Sur cette crise fondamentale, en pleine épidémie, les manifestations, en plein août, se multiplient. On y trouve pêle-mêle des citoyens choqués par l’instauration du passe sanitaire, des citoyens contre les vaccins, des citoyens gilets jaunes… Tous en quête sans doute pas tant de décisions qui iraient dans leur sens que de modes de décisions respectueux des grands principes démocratiques. Or, comme à chaque fois qu’une crise survient, l’extrême-droite et son cortège de fléaux nauséabonds tentent de récupérer la colère de la population. L’extrême-droite n’a pas pour objectif de résoudre les problèmes du pays, elle est l’expression d’un désarroi qui fait exploser le surmoi, les principes, les règles du savoir-vivre-ensemble pour mieux exprimer les réflexes du cerveau reptilien : l’extrême-droite est un effet de la panique, elle est la foule qui piétine les plus faibles pour sortir d’un bâtiment en feu.

Ces symptômes d’un pays malade, et pas seulement de la COVID, doivent être pris très au sérieux. C’est pourquoi la réflexion collective sur une nouvelle constitution doit être au programme d’un socle commun de la gauche unie pour 2022. Nous ne pouvons plus faire de la politique comme au milieu du XXe siècle, qui fut dominé par l’idéologie de l’homme providentiel. De Gaulle et la Ve République ne furent que les expressions républicaines d’un mouvement de fond – le recours au chef salvateur – qui s’est exprimé de façon virulente dans d’autres pays. En 2022, nous aurons le choix entre confirmer ce principe, à nos yeux délétère et mortifère ou construire une République à l’image d’un peuple qui n’attend plus des politiques des vérités toutes faites et définitives.

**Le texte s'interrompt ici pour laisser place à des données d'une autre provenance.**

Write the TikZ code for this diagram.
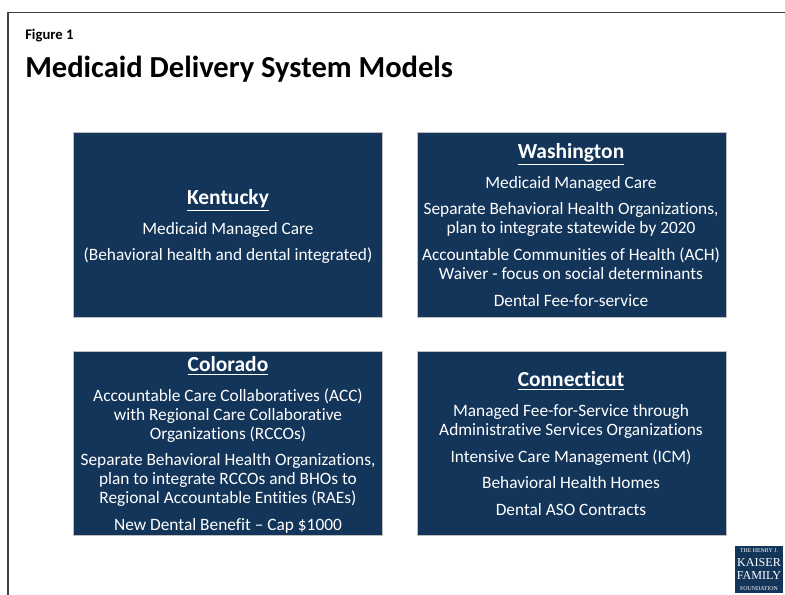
\documentclass[tikz,border=0pt]{standalone}
\usepackage{fontspec}
\setmainfont[RawFeature=-liga]{Carlito}
\newfontfamily\logofont{Liberation Serif}
\definecolor{navy}{HTML}{14355A}
\definecolor{frameline}{HTML}{404040}
\newlength{\unit}\setlength{\unit}{0.75pt}
\tikzset{
 panel/.style={fill=navy,draw=black!25,line width=0.4pt,minimum width=309\unit,minimum height=184.5\unit,anchor=north west,inner sep=0pt},
 txt/.style={text=white,font=\fontsize{13}{15}\selectfont,anchor=base,inner sep=0pt,yshift=-4.6pt},
 head/.style={text=white,font=\fontsize{16.1}{19}\selectfont\bfseries,anchor=base,inner sep=0pt,yshift=-5.6pt},
 logosmall/.style={text=white,inner sep=0pt,font=\logofont\fontsize{4.4}{5}\selectfont},
 logobig/.style={text=white,inner sep=0pt,font=\logofont\fontsize{9.1}{10}\selectfont},
}
\begin{document}
\begin{tikzpicture}[x=0.75pt,y=-0.75pt]
\useasboundingbox (0,0) rectangle (785,595);
\fill[white] (0,0) rectangle (785,595);
\coordinate (f1) at (8,595); \coordinate (f2) at (8,12.5); \coordinate (f3) at (785,12.5);
\draw[frameline,line width=1.1pt] (f1) -- (f2) -- (f3);
\node[anchor=west,inner sep=0pt,font=\fontsize{11}{13}\selectfont\bfseries] (fig) at (25,36) {Figure 1};
\node[anchor=west,inner sep=0pt,font=\fontsize{22.9}{27}\selectfont\bfseries] (title) at (25,69) {Medicaid Delivery System Models};
\node[panel] (k) at (73,132.5) {};
\node[panel] (w) at (416.5,132.5) {};
\node[panel] (c) at (73,350.5) {};
\node[panel] (n) at (416.5,350.5) {};
\newcommand{\hd}[3]{\node[head] at (#1,#2) {\underline{#3}};}
\newcommand{\tx}[3]{\node[txt] at (#1,#2) {#3};}
\hd{228}{197.5}{Kentucky}
\tx{228}{228.5}{Medicaid Managed Care}
\tx{228}{254.5}{(Behavioral health and dental integrated)}
\hd{571}{151.5}{Washington}
\tx{571}{182.5}{Medicaid Managed Care}
\tx{571}{208.5}{Separate Behavioral Health Organizations,}
\tx{571}{227.5}{plan to integrate statewide by 2020}
\tx{571}{254.5}{Accountable Communities of Health (ACH)}
\tx{571}{273.5}{Waiver - focus on social determinants}
\tx{571}{300.5}{Dental Fee-for-service}
\hd{228}{364.5}{Colorado}
\tx{228}{395.5}{Accountable Care Collaboratives (ACC)}
\tx{228}{414.5}{with Regional Care Collaborative}
\tx{228}{433.5}{Organizations (RCCOs)}
\tx{228}{459.5}{Separate Behavioral Health Organizations,}
\tx{228}{478.5}{plan to integrate RCCOs and BHOs to}
\tx{228}{497.5}{Regional Accountable Entities (RAEs)}
\tx{228}{524.5}{New Dental Benefit – Cap \$1000}
\hd{571}{379.5}{Connecticut}
\tx{571}{410.5}{Managed Fee-for-Service through}
\tx{571}{429.5}{Administrative Services Organizations}
\tx{571}{456.5}{Intensive Care Management (ICM)}
\tx{571}{482.5}{Behavioral Health Homes}
\tx{571}{509.5}{Dental ASO Contracts}
\fill[navy] (735,546) rectangle (783,593);
\node[logosmall] (l1) at (759,551) {THE HENRY J.};
\node[logobig] (l2) at (759,563) {KAISER};
\node[logobig] (l3) at (759,575.5) {FAMILY};
\node[logosmall] (l4) at (759,588.5) {FOUNDATION};
\end{tikzpicture}
\end{document}
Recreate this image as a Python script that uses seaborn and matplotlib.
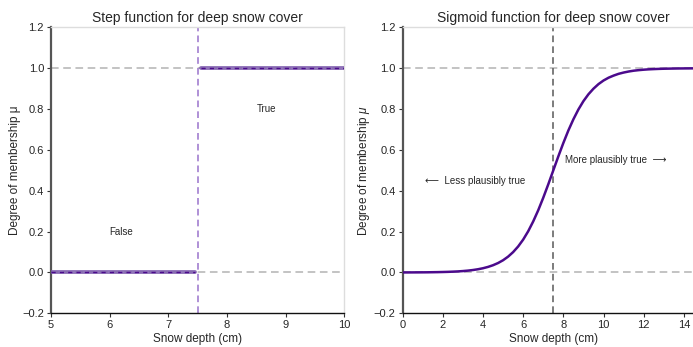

À plus court terme, qu’eût-il fallu faire ?
Emmanuel Macron avait un instrument politique à portée de main. Un instrument qu’il avait lui-même mis en place, et qui aurait eu un rôle à jouer s’il ne l’avait pas ensuite rejeté et invalidé : le modèle de la Convention Citoyenne pour le Climat n’aurait-il pas été une réponse intelligente à la contestation actuelle ? Créer une convention citoyenne de suivi de la crise épidémique, c’était redonner à l’intelligence collective les moyens de formuler des réponses communes, non entachées du discrédit de l’État cultivé par le néolibéralisme. C’était créer un espace démocratique totalement à l’opposé des “réseaux sociaux” devenus des moteurs du complotisme et des réactions superficielles : au contraire, cette Convention Citoyenne aurait eu le temps et les moyens de trouver des réponses intelligentes aux interrogations légitimes de tout un chacun. La Convention sur le Climat l’a prouvé : ses réponses ont été réfléchies et argumentées. C’est sans doute pour cela que Emmanuel Macron y a renoncé. C’est pour cela qu’il faut sauvegarder cet outil et en faire rapidement le moyen de sortie de cette crise démocratique et contestataire.

Comme pour la crise climatique, les solutions existent pour la crise démocratique. Les appliquer ou y renoncer, c’est un choix politique. À Nouvelle Donne, les adhérents défendent encore et toujours les choix de l’humanisme et de l’intelligence collective.